2.3 Board recommendation

The Board recommends that Shareholders vote in favour of Resolution 2.

GLOSSARY

$ means Australian dollars.

ASX means ASX Limited (ACN 008 624 691) or the financial market operated by ASX Limited, as the context requires.

Board means the current board of directors of the Company.

Chair means the chair of the Meeting.

Company or Bannerman means Bannerman Energy Ltd (ABN 34 113 017 128).

Corporations Act means the Corporations Act 2001 (Cth).

Directors means the current directors of the Company.

Explanatory Statement means the explanatory statement accompanying the Notice.

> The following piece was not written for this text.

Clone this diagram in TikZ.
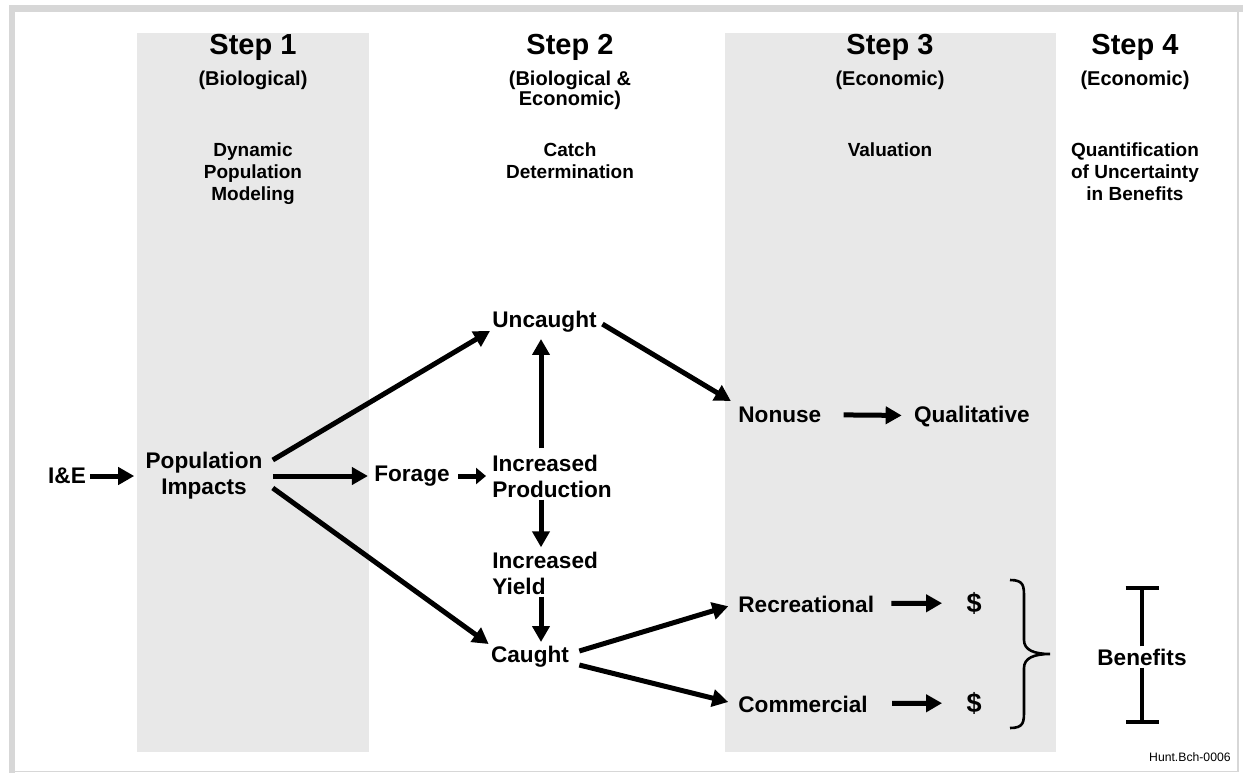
\documentclass[tikz,border=0pt]{standalone}
\usepackage{fontspec}
\setmainfont{Liberation Sans}
\usetikzlibrary{positioning, arrows.meta}
\definecolor{colgray}{RGB}{232,232,232}
\definecolor{framegray}{RGB}{215,215,215}

\begin{document}
\begin{tikzpicture}[x=0.5pt, y=-0.5pt, node distance=10pt,
  lbl/.style={font=\bfseries\fontsize{11.3}{13}\selectfont, align=center, inner sep=1pt},
  lbll/.style={lbl, align=left},
  dollar/.style={font=\bfseries\fontsize{13.5}{15}\selectfont, inner sep=1pt},
  steptitle/.style={font=\bfseries\fontsize{14.5}{17}\selectfont, inner sep=0pt},
  stepsub/.style={font=\bfseries\fontsize{10}{10}\selectfont, align=center, inner sep=0pt},
  stepdesc/.style={font=\bfseries\fontsize{9.5}{11}\selectfont, align=center, inner sep=0pt},
  arr/.style={line width=2.5pt, -{Triangle[length=8pt, width=8.5pt]}},
  smallarr/.style={line width=2.5pt, -{Triangle[length=5pt, width=8pt]}},
  ebar/.style={line width=2pt, -{Bar[width=16.5pt]}}]

  \useasboundingbox (0,0) rectangle (1243,773);
  % frame and shaded columns
  \fill[framegray] (9,5) rectangle (1243,12);
  \fill[framegray] (9,5) rectangle (15,773);
  \draw[framegray, line width=0.6pt] (1238,12) -- (1238,771.5) -- (15,771.5);
  \fill[colgray] (137,33) rectangle (369,752);
  \fill[colgray] (725,33) rectangle (1056,752);

  % column headers
  \node[steptitle] (s1) at (253,47) {Step 1};
  \node[steptitle] (s2) at (570,47) {Step 2};
  \node[steptitle] (s3) at (890,47) {Step 3};
  \node[steptitle] (s4) at (1135,47) {Step 4};
  \node[stepsub, below=5pt of s1] (t1) {(Biological)};
  \node[stepsub, below=5pt of s2] (t2) {(Biological \&\\Economic)};
  \node[stepsub, below=5pt of s3] (t3) {(Economic)};
  \node[stepsub, below=5pt of s4] (t4) {(Economic)};
  \node[stepdesc, anchor=north] (d1) at (253,142) {Dynamic\\Population\\Modeling};
  \node[stepdesc, anchor=north] (d2) at (570,142) {Catch\\Determination};
  \node[stepdesc, anchor=north] (d3) at (890,142) {Valuation};
  \node[stepdesc, anchor=north] (d4) at (1135,142) {Quantification\\of Uncertainty\\in Benefits};

  % flow
  \node[lbl] (ie) at (67,476) {I\&E};
  \node[lbl] (pop) at (204,476) {Population\\Impacts};
  \node[lbl] (forage) at (412,476) {Forage};
  \node[lbll, anchor=west] (prod) at (490,476) {Increased\\Production};
  \node[lbl, anchor=west] (unc) at (490,322) {Uncaught};
  \node[lbll, anchor=west] (yield) at (490,573) {Increased\\Yield};
  \node[lbl] (caught) at (530,657) {Caught};
  \node[lbl, anchor=base west] (nonuse) at (736,422) {Nonuse};
  \node[lbl, base right=44pt of nonuse] (qual) {Qualitative};
  \node[lbl, anchor=base west] (rec) at (736,612) {Recreational};
  \node[lbl, anchor=base west] (com) at (736,712) {Commercial};
  \node[dollar, anchor=base] (usd1) at (974,612) {\$};
  \node[dollar, anchor=base] (usd2) at (974,712) {\$};
  \node[lbl] (ben) at (1142,657) {Benefits};
  \node[font=\fontsize{6.1}{7}\selectfont, anchor=east, inner sep=0pt] (tag) at (1231,757) {Hunt.Bch-0006};

  \draw[arr, shorten <=1pt, shorten >=4.5pt] (ie) -- (pop);
  \draw[arr] ([shift={(4pt,8pt)}]pop.east) -- ([yshift=2pt]unc.south west);
  \draw[arr, shorten >=2pt] ([xshift=4pt]pop.east) -- (forage.west);
  \draw[arr] ([shift={(4pt,-6pt)}]pop.east) -- (caught.north west);
  \draw[smallarr, shorten <=3pt, shorten >=2pt] (forage) -- (prod.west);
  \draw[arr, shorten <=2pt, shorten >=2pt] ([xshift=25.5pt]prod.north west) -- ([xshift=25.5pt]prod.north west |- unc.south);
  \draw[arr, shorten >=1pt] ([xshift=25.5pt]prod.south west) -- ([xshift=25.5pt]yield.north west);
  \draw[arr, shorten >=1pt] ([xshift=25.5pt]yield.south west) -- ([xshift=25.5pt]yield.south west |- caught.north);
  \draw[arr, shorten <=2pt, shorten >=3pt] (unc.east) -- (nonuse.north west);
  \draw[arr, shorten <=10pt, shorten >=5pt] (nonuse) -- (qual);
  \draw[arr, shorten >=4pt] ([shift={(4pt,3pt)}]caught.east) -- (rec.west);
  \draw[arr, shorten >=4pt] ([shift={(4pt,-4pt)}]caught.east) -- (com.west);
  \draw[arr, shorten <=7.5pt, shorten >=11pt] (rec) -- (usd1);
  \draw[arr, shorten <=11pt, shorten >=11pt] (com) -- (usd2);

  % benefits range
  \draw[line width=1.3pt] (1010,580) .. controls (1024,580) and (1024,586) .. (1024,598)
    -- (1024,640) .. controls (1024,650) and (1034,654) .. (1050,654)
    .. controls (1034,654) and (1024,658) .. (1024,668)
    -- (1024,710) .. controls (1024,722) and (1024,728) .. (1010,728);
  \draw[ebar] (ben.north) -- ++(0,-60);
  \draw[ebar] (ben.south) -- ++(0,56);
\end{tikzpicture}
\end{document}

Listing Rules or ASX Listing Rules means the Listing Rules of ASX.

Meeting means the meeting convened by the Notice.

Notice or Notice of Meeting means this notice of meeting including the Explanatory Statement and the Proxy Form.

Placement has the meaning given in the Section titled “Background to Resolutions”.

Proxy Form means the proxy form accompanying the Notice.

Resolutions means the resolutions set out in the Notice, or any one of them, as the context requires.

Section means a section of the Explanatory Statement.

Share means a fully paid ordinary share in the capital of the Company.

Shareholder means a registered holder of a Share.

Tranche 1 Shares has the meaning given in the Section titled “Background to Resolutions”.

Tranche 2 Shares has the meaning given in the Section titled “Background to Resolutions”.

WST means Western Standard Time as observed in Perth, Western Australia.